Ground Instantiation plus Ground Resolution as a Proof System

We introduce this proof system as an intermediate step between the naive enumeration algorithm based on Herbrand's theorem and resolution for first-order logic.

Our goal is to avoid explicit enumeration and apply proof system where we do as little search (guessing) as possible, while still being complete.

Definition

The proof system has two rules: ground instantiation and ground resolution.

Ground Instantiation Rule

$\begin{equation*} \frac{C}{subst(\sigma)(C)} \end{equation*}$

where $C$ is a clause and $\sigma$ is a ground substitution.

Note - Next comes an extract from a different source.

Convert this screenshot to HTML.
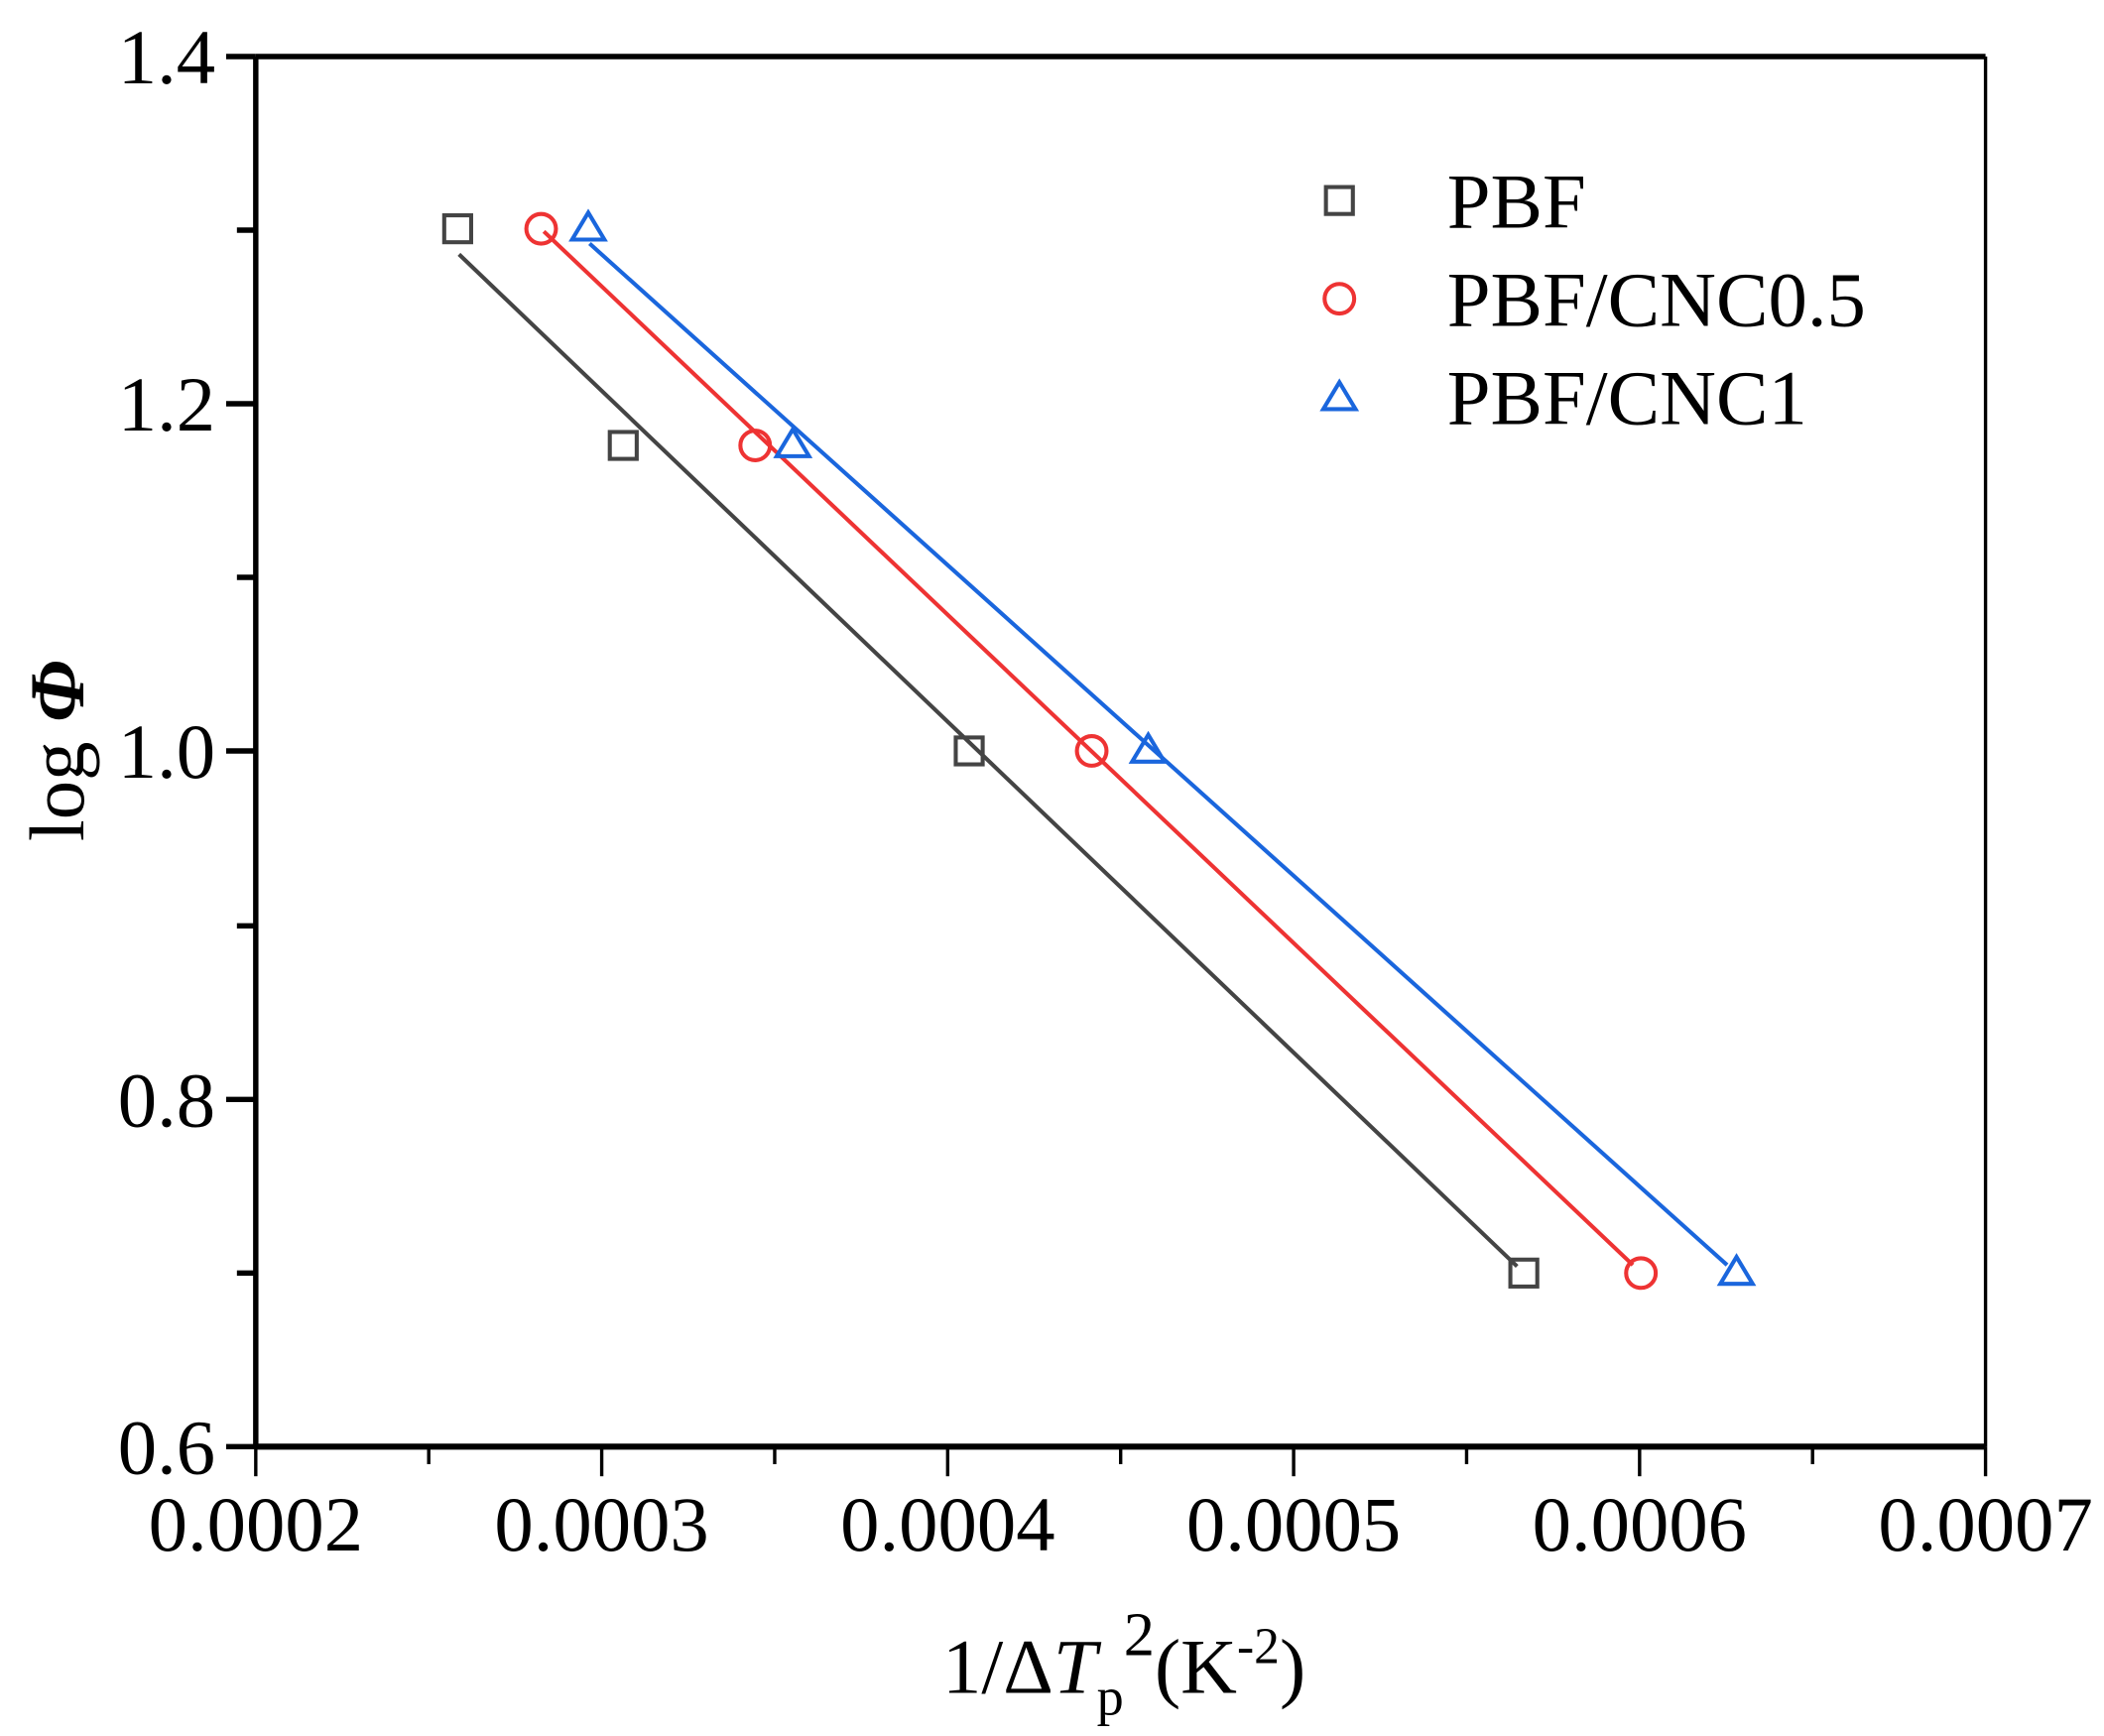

Ground substitution is of the form $\{x_1 \mapsto t_1,\ldots,x_n \mapsto t_n\}$ where each $t_i$ is a ground term.

Ground Resolution Rule

If $A$ is a ground atom and $C,D$ are ground claues, then

$\begin{equation*} \frac{C \cup \{\lnot A\}\ \ \ D \cup \{A\}} {C \cup D} \end{equation*}$

Note that this is propositional resolution where propositional variables have “long names” (they are ground atoms).

Example

Completeness

The proof is based on Herbrand's Expansion Theorem (see also the proof of Compactness for First-Order Logic).

Suppose a set $S$ of clauses is contradictory. By Herbrand's Expansion Theorem and Compactness Theorem for Propositional Formulas, some finite subset $S_0 \subseteq expand(S)$ is contradictory. Then there exists a derivation of empty clause from $S_0$ viewed as set of propositional formulas, using propositional resolution. In other words, there exists a derivation of empty clause from $S_0$ using ground resolution rule. Each element of $S_0$ can be obtained from an element of $S$ using instantiation rule. This means that there exists a proof tree whose leaves are followed by a single application of instantiation rule, and inner nodes contain ground resolution steps.